Return the material exactly as supplied, apart from the pictures, which are omitted.
+ + + +
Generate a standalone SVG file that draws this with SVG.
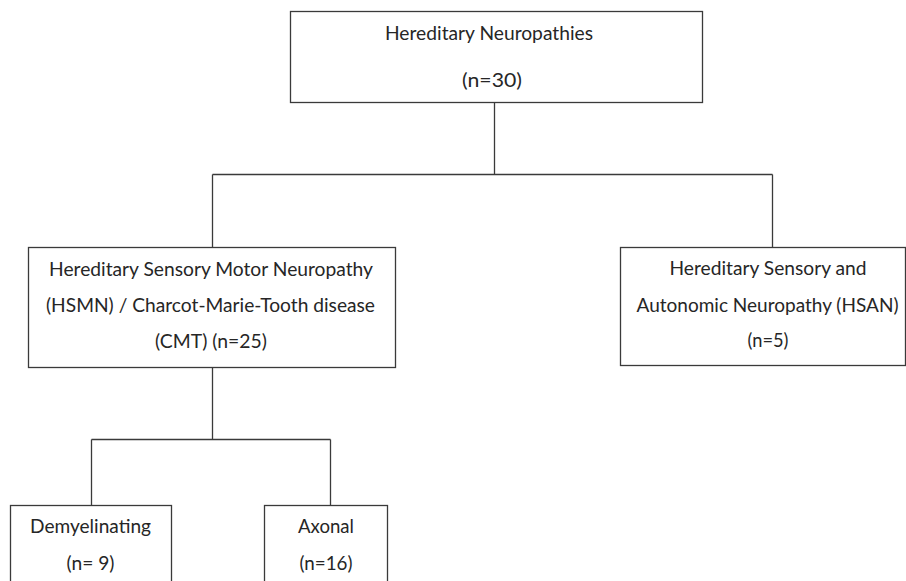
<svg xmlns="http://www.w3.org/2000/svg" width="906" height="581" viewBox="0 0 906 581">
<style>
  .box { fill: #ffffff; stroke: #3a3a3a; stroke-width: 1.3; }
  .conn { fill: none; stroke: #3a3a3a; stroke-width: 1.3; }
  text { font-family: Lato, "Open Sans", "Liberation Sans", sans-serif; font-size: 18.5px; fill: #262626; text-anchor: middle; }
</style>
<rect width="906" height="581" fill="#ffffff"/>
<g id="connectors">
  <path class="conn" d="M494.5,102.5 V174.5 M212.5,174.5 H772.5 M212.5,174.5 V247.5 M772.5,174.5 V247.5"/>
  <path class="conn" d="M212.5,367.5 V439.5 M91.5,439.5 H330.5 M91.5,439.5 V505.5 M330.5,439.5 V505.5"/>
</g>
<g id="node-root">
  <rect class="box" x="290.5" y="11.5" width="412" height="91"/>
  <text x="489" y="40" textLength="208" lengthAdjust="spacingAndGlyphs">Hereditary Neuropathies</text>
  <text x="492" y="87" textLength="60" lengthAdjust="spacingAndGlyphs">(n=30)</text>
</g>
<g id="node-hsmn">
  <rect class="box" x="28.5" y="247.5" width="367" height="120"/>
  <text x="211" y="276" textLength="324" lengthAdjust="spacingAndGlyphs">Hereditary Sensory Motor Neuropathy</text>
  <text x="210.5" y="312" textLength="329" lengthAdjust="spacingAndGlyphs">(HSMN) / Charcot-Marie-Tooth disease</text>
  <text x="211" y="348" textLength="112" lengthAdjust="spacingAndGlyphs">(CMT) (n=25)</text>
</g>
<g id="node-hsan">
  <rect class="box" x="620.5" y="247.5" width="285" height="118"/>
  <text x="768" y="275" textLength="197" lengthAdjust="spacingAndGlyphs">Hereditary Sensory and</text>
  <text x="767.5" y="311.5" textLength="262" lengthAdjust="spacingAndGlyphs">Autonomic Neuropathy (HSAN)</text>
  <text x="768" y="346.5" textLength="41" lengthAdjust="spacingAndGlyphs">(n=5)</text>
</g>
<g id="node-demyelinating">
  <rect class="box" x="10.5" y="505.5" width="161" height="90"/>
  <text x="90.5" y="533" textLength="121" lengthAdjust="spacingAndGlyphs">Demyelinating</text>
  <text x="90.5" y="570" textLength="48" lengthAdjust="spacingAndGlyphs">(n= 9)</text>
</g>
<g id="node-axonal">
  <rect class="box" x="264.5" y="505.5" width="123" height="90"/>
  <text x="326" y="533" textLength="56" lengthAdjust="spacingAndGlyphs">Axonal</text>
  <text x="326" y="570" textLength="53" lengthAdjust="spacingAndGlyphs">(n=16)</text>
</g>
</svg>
+ + + +
● **ANSWER**
Generate a standalone SVG file that draws this with SVG.
<svg xmlns="http://www.w3.org/2000/svg" width="906" height="581" viewBox="0 0 906 581">
<style>
  .box { fill: #ffffff; stroke: #3a3a3a; stroke-width: 1.3; }
  .conn { fill: none; stroke: #3a3a3a; stroke-width: 1.3; }
  text { font-family: Lato, "Open Sans", "Liberation Sans", sans-serif; font-size: 18.5px; fill: #262626; text-anchor: middle; }
</style>
<rect width="906" height="581" fill="#ffffff"/>
<g id="connectors">
  <path class="conn" d="M494.5,102.5 V174.5 M212.5,174.5 H772.5 M212.5,174.5 V247.5 M772.5,174.5 V247.5"/>
  <path class="conn" d="M212.5,367.5 V439.5 M91.5,439.5 H330.5 M91.5,439.5 V505.5 M330.5,439.5 V505.5"/>
</g>
<g id="node-root">
  <rect class="box" x="290.5" y="11.5" width="412" height="91"/>
  <text x="489" y="40" textLength="208" lengthAdjust="spacingAndGlyphs">Hereditary Neuropathies</text>
  <text x="492" y="87" textLength="60" lengthAdjust="spacingAndGlyphs">(n=30)</text>
</g>
<g id="node-hsmn">
  <rect class="box" x="28.5" y="247.5" width="367" height="120"/>
  <text x="211" y="276" textLength="324" lengthAdjust="spacingAndGlyphs">Hereditary Sensory Motor Neuropathy</text>
  <text x="210.5" y="312" textLength="329" lengthAdjust="spacingAndGlyphs">(HSMN) / Charcot-Marie-Tooth disease</text>
  <text x="211" y="348" textLength="112" lengthAdjust="spacingAndGlyphs">(CMT) (n=25)</text>
</g>
<g id="node-hsan">
  <rect class="box" x="620.5" y="247.5" width="285" height="118"/>
  <text x="768" y="275" textLength="197" lengthAdjust="spacingAndGlyphs">Hereditary Sensory and</text>
  <text x="767.5" y="311.5" textLength="262" lengthAdjust="spacingAndGlyphs">Autonomic Neuropathy (HSAN)</text>
  <text x="768" y="346.5" textLength="41" lengthAdjust="spacingAndGlyphs">(n=5)</text>
</g>
<g id="node-demyelinating">
  <rect class="box" x="10.5" y="505.5" width="161" height="90"/>
  <text x="90.5" y="533" textLength="121" lengthAdjust="spacingAndGlyphs">Demyelinating</text>
  <text x="90.5" y="570" textLength="48" lengthAdjust="spacingAndGlyphs">(n= 9)</text>
</g>
<g id="node-axonal">
  <rect class="box" x="264.5" y="505.5" width="123" height="90"/>
  <text x="326" y="533" textLength="56" lengthAdjust="spacingAndGlyphs">Axonal</text>
  <text x="326" y="570" textLength="53" lengthAdjust="spacingAndGlyphs">(n=16)</text>
</g>
</svg>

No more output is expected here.